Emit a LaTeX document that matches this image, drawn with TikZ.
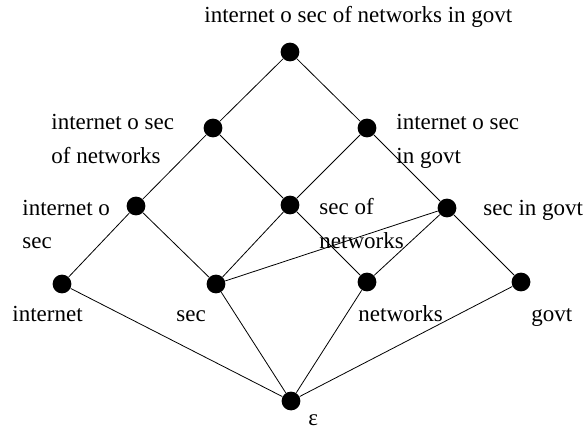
\documentclass[tikz,border=0pt]{standalone}
\usepackage{fontspec}
\setmainfont{Liberation Serif}
\usetikzlibrary{positioning}

\begin{document}
\begin{tikzpicture}[x=0.5pt, y=-0.5pt,
	dot/.style={circle, fill=black, inner sep=0pt, minimum size=9.4pt},
	lbl/.style={anchor=base west, inner sep=0pt, align=left, font=\fontsize{11.5}{17}\selectfont}]
	\useasboundingbox (0,0) rectangle (585,428);

	% lattice points
	\node[dot] (all) at (290,52) {};
	\node[dot] (ion) at (213,128) {};
	\node[dot] (iog) at (367,128) {};
	\node[dot] (ios) at (136,206) {};
	\node[dot] (son) at (290,205) {};
	\node[dot] (sig) at (447,208) {};
	\node[dot] (inet) at (62,284) {};
	\node[dot] (sec) at (216,284) {};
	\node[dot] (net) at (367,282) {};
	\node[dot] (govt) at (521,282) {};
	\node[dot] (eps) at (291,401) {};

	% labels (two-line ones sit on their last baseline)
	\node[lbl] (all-l) at (204,23) {internet o sec of networks in govt};
	\node[lbl] (ion-l) at (51,163) {internet o sec\\of networks};
	\node[lbl] (iog-l) at (396,163) {internet o sec\\in govt};
	\node[lbl] (ios-l) at (22,249) {internet o\\sec};
	\node[lbl] (son-l) at (319,248) {sec of\\networks};
	\node[lbl] (sig-l) at (483,215) {sec in govt};
	\node[lbl] (inet-l) at (12,321) {internet};
	\node[lbl] (sec-l) at (176,321) {sec};
	\node[lbl] (net-l) at (358,321) {networks};
	\node[lbl] (govt-l) at (531,321) {govt};
	\node[lbl] (eps-l) at (308,425) {ε};

	\draw (all) -- (ion);
	\draw (all) -- (iog);
	\draw (ion) -- (ios);
	\draw (ion) -- (son);
	\draw (iog) -- (son);
	\draw (iog) -- (sig);
	\draw (ios) -- (inet);
	\draw (ios) -- (sec);
	\draw (son) -- (sec);
	\draw (son) -- (net);
	\draw (sig) -- (sec);
	\draw (sig) -- (net);
	\draw (sig) -- (govt);
	\draw (inet) -- (eps);
	\draw (sec) -- (eps);
	\draw (net) -- (eps);
	\draw (govt) -- (eps);
\end{tikzpicture}
\end{document}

WRITTEN TASK:
Restate exactly, please, only the lines between the start of the data and the line containing "(0,0) rectangle (585,428);", both ends included, skipping the pictures.

ANSWER FOR THE TASK:
Emit a LaTeX document that matches this image, drawn with TikZ.
\documentclass[tikz,border=0pt]{standalone}
\usepackage{fontspec}
\setmainfont{Liberation Serif}
\usetikzlibrary{positioning}

\begin{document}
\begin{tikzpicture}[x=0.5pt, y=-0.5pt,
	dot/.style={circle, fill=black, inner sep=0pt, minimum size=9.4pt},
	lbl/.style={anchor=base west, inner sep=0pt, align=left, font=\fontsize{11.5}{17}\selectfont}]
	\useasboundingbox (0,0) rectangle (585,428);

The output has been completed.